03.13.2011 by bloggard // Leave a Comment

San Francisco Yellow Pages, 1986: In the Yellow Pages that year you’d find listed “Third Ear Telepathic Answering Service” at 221-3333. If you called it you might hear this —

“Hello and thank you for calling Third Ear Telepathic Answering Service, the world’s favorite telepathic answering service. I am your Host and Operator Ruru the Guru, speaking to you direct from the Himalaya Hideaway …”

And today, May 5th of 2005, we have just obtained an excited interview with Ruru the Guru, whom we telepathed earlier today. Here’s what he had to say …

“Hello, sports fans, and a big Hmmm-baby! from the Astral Plane. I am so psyched!

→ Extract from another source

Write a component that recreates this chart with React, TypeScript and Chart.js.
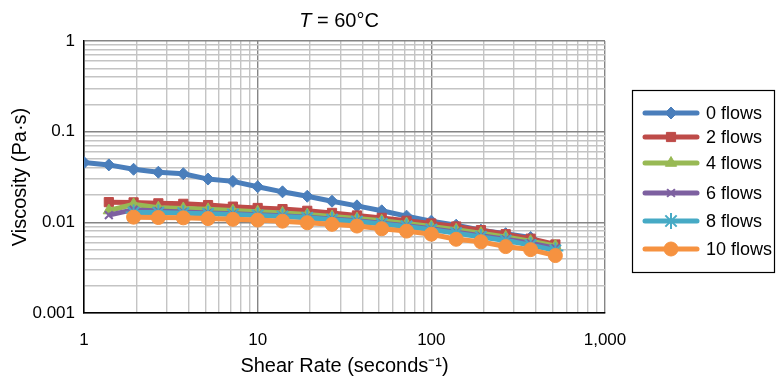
import React, { useEffect, useRef } from 'react';
import { Chart, registerables } from 'chart.js';
import { drawPoint } from 'chart.js/helpers';

Chart.register(...registerables);

// Shear rate (s^-1) at which the viscosity was sampled
const shearRates = [1, 1.39, 1.93, 2.68, 3.73, 5.18, 7.2, 10, 13.9, 19.3, 26.8, 37.3, 51.8, 72, 100, 139, 193, 268, 373, 518];

const seriesNames = ['0 flows', '2 flows', '4 flows', '6 flows', '8 flows', '10 flows'];

// Viscosity (Pa·s); null = no measurement at that shear rate
const flows0 = [0.0456, 0.043, 0.0385, 0.0357, 0.0344, 0.030, 0.0283, 0.0247, 0.0217, 0.0194, 0.0171, 0.0152, 0.0134, 0.0117, 0.0103, 0.0093, 0.0082, 0.0075, 0.0068, null];
const flows2 = [null, 0.0167, 0.0166, 0.0162, 0.0160, 0.0155, 0.0149, 0.0144, 0.0140, 0.0134, 0.0127, 0.0119, 0.0112, 0.0104, 0.0097, 0.0090, 0.0082, 0.0074, 0.0066, 0.0057];
const flows4 = [null, 0.0135, 0.0158, 0.0145, 0.0142, 0.0139, 0.0135, 0.0131, 0.0127, 0.0122, 0.0116, 0.0110, 0.0104, 0.0097, 0.0090, 0.0083, 0.0076, 0.0069, 0.0062, 0.0055];
const flows6 = [null, 0.0120, 0.0138, 0.0133, 0.0130, 0.0127, 0.0124, 0.0121, 0.0118, 0.0114, 0.0109, 0.0104, 0.0098, 0.0092, 0.0085, 0.0078, 0.0071, 0.0065, 0.0059, 0.0052];
const flows8 = [null, null, 0.0128, 0.0128, 0.0126, 0.0124, 0.0122, 0.0119, 0.0116, 0.0112, 0.0107, 0.0102, 0.0096, 0.0090, 0.0083, 0.0076, 0.0069, 0.0063, 0.0056, 0.0049];
const flows10 = [null, null, 0.0114, 0.0113, 0.0112, 0.0110, 0.0108, 0.0106, 0.0103, 0.0099, 0.0095, 0.0091, 0.0085, 0.0080, 0.0074, 0.0065, 0.0061, 0.0054, 0.0050, 0.0043];

const seriesValues = [flows0, flows2, flows4, flows6, flows8, flows10];
const seriesColors = ['#4A7EBB', '#BE4B48', '#98B954', '#7D60A0', '#46AAC5', '#F69240'];
const seriesMarkers = ['rectRot', 'rect', 'triangle', 'crossRot', 'star', 'circle'];
const markerRadius = [6, 6.5, 6.5, 5.5, 8, 7];

const xTickValues = [1, 10, 100, 1000];
const yTickValues = [0.001, 0.01, 0.1, 1];

const FONT = "'Liberation Sans', Arial, Helvetica, sans-serif";

const isPow10 = (v: number) => {
  const l = Math.log10(v);
  return Math.abs(l - Math.round(l)) < 1e-6;
};

const titlePlugin = {
  id: 'customTitle',
  afterDraw(chart: any) {
    const ctx = chart.ctx;
    ctx.save();
    ctx.fillStyle = '#000';
    ctx.textBaseline = 'middle';
    const italic = `italic 20px ${FONT}`;
    const normal = `20px ${FONT}`;
    ctx.font = italic;
    const w1 = ctx.measureText('T').width;
    ctx.font = normal;
    const rest = ' = 60°C';
    const w2 = ctx.measureText(rest).width;
    const cx = 339;
    const x0 = cx - (w1 + w2) / 2;
    ctx.font = italic;
    ctx.textAlign = 'left';
    ctx.fillText('T', x0, 21);
    ctx.font = normal;
    ctx.fillText(rest, x0 + w1, 21);
    ctx.restore();
  },
};

const legendYs = [113, 137, 163, 193, 221, 249];

const legendPlugin = {
  id: 'customLegend',
  afterDraw(chart: any) {
    const ctx = chart.ctx;
    ctx.save();
    ctx.strokeStyle = '#000';
    ctx.lineWidth = 1.2;
    ctx.strokeRect(632.5, 90.5, 142, 182);
    chart.data.datasets.forEach((ds: any, i: number) => {
      const y = legendYs[i];
      ctx.strokeStyle = ds.borderColor;
      ctx.lineWidth = 5;
      ctx.lineCap = 'round';
      ctx.beginPath();
      ctx.moveTo(645, y);
      ctx.lineTo(697, y);
      ctx.stroke();
      ctx.fillStyle = ds.pointBackgroundColor;
      ctx.strokeStyle = ds.pointBorderColor;
      ctx.lineCap = 'butt';
      ctx.lineWidth = ds.pointBorderWidth;
      drawPoint(ctx, { pointStyle: ds.pointStyle, rotation: 0, radius: ds.pointRadius, borderWidth: ds.pointBorderWidth }, 671, y);
      ctx.fillStyle = '#000';
      ctx.font = `18px ${FONT}`;
      ctx.textAlign = 'left';
      ctx.textBaseline = 'middle';
      ctx.fillText(ds.label, 706, y + 1);
    });
    ctx.restore();
  },
};

export default function App() {
  const ref = useRef<HTMLCanvasElement | null>(null);
  useEffect(() => {
    document.body.style.margin = '0';
    const datasets = seriesValues.map((vals, i) => {
      const pts = vals
        .map((v, j) => (v == null ? null : { x: shearRates[j], y: v }))
        .filter((p) => p !== null);
      const isLineMarker = seriesMarkers[i] === 'crossRot' || seriesMarkers[i] === 'star';
      return {
        label: seriesNames[i],
        data: pts,
        borderColor: seriesColors[i],
        backgroundColor: seriesColors[i],
        borderWidth: 5,
        pointStyle: seriesMarkers[i],
        pointRadius: markerRadius[i],
        pointBackgroundColor: seriesColors[i],
        pointBorderColor: seriesColors[i],
        pointBorderWidth: isLineMarker ? 2 : 1,
        tension: 0,
        order: seriesValues.length - i,
      };
    });
    const chart = new Chart(ref.current as HTMLCanvasElement, {
      type: 'line',
      data: { datasets: datasets as any },
      options: {
        animation: false,
        responsive: true,
        maintainAspectRatio: false,
        layout: { padding: { top: 41, right: 171, left: 0, bottom: 0 } },
        plugins: {
          legend: { display: false },
          title: { display: false },
          tooltip: { enabled: false },
        },
        scales: {
          x: {
            type: 'logarithmic',
            min: 1,
            max: 1000,
            afterFit: (s: any) => { s.height = 64; },
            afterBuildTicks: (s: any) => {
              const t: any[] = [];
              for (let e = 0; e < 3; e++) {
                for (let m = 1; m < 10; m++) t.push({ value: m * Math.pow(10, e) });
              }
              t.push({ value: 1000 });
              s.ticks = t;
            },
            grid: {
              drawTicks: false,
              color: (c: any) => (c.tick && isPow10(c.tick.value) ? '#858585' : '#c4c4c4'),
              lineWidth: 1.4,
            },
            border: { color: '#000', width: 1.5 },
            ticks: {
              autoSkip: false,
              maxRotation: 0,
              padding: 17,
              color: '#000',
              font: { size: 17, family: FONT },
              callback: (v: any) => {
                const n = Number(v);
                return xTickValues.some((t) => Math.abs(t - n) < 1e-9) ? n.toLocaleString('en-US') : '';
              },
            },
            title: {
              display: true,
              text: 'Shear Rate (seconds⁻¹)',
              color: '#000',
              font: { size: 20, family: FONT },
              padding: { top: 0, bottom: -1 },
            },
          },
          y: {
            type: 'logarithmic',
            min: 0.001,
            max: 1,
            afterFit: (s: any) => { s.width = 84; },
            afterBuildTicks: (s: any) => {
              const t: any[] = [];
              for (let e = -3; e < 0; e++) {
                for (let m = 1; m < 10; m++) t.push({ value: Number((m * Math.pow(10, e)).toPrecision(3)) });
              }
              t.push({ value: 1 });
              s.ticks = t;
            },
            grid: {
              drawTicks: false,
              color: (c: any) => (c.tick && isPow10(c.tick.value) ? '#858585' : '#c4c4c4'),
              lineWidth: 1.4,
            },
            border: { color: '#000', width: 1.5 },
            ticks: {
              autoSkip: false,
              padding: 9,
              color: '#000',
              font: { size: 17, family: FONT },
              callback: (v: any) => {
                const n = Number(v);
                return yTickValues.some((t) => Math.abs(t - n) < 1e-12) ? String(Number(n.toPrecision(1))) : '';
              },
            },
            title: {
              display: true,
              text: 'Viscosity (Pa·s)',
              color: '#000',
              font: { size: 20, family: FONT },
              padding: { top: 8, bottom: 0 },
            },
          },
        },
      },
      plugins: [titlePlugin, legendPlugin],
    });
    return () => chart.destroy();
  }, []);
  return (
    <div style={{ position: 'absolute', left: 0, top: 0, width: 776, height: 377 }}>
      <canvas ref={ref} />
    </div>
  );
}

“Probably you’re wondering what can get me so excital, what with being a 5th-level spirit and all, and having observed just about all of human evolution on most of the planets in this quadrant. But, I’m telling you, this is something!

“Many of you probably remember the many times, when you were feeling kind of, you know, discouraged, because your wife ran off or you didn’t get the big raise or your dog bit you? And you know how, lots of those times, you heard a little voice speaking quietly there in the back of your mind?

“And you remember how that little voice said something like how if at first you don’t succeed, then to try, try again?

“(Though, to be painfully honest, as we try to be here in the Himalaya Hideaway, of course there were other times when that little voice to heck with it and why not go get a beer.)

“Well, anyway, what I want to tell you is that, lots of those times when you heard that little voice telling you if at first you don’t succeed? Well, that was me, with a telepathic message which was sent from somebody that cares about you, most likely.

“And now, here we are in the year 2005, and it looks like what goes around also comes around!

“It looks like karma done come home to roost!

“What I’m telling you is that, all those years ago, back in San Francisco, when we paid good money month after month to run that yellow-page ad that said to call Third-Ear Telepathic Answering Service … well, today, for the first time ever … we got a telephone call. I swear to Krisna!

“And it was some attorney, off in Kentucky, calling us to inquire about buying telephone service from us!

“I mean, here it is, hardly even nineteen years after we ran that ad, and it’s still getting results! And, finally, a paying customer!

“So there you have it. Proof positive!

“Don’t ever let anybody tell you that yellow-page advertising doesn’t work!”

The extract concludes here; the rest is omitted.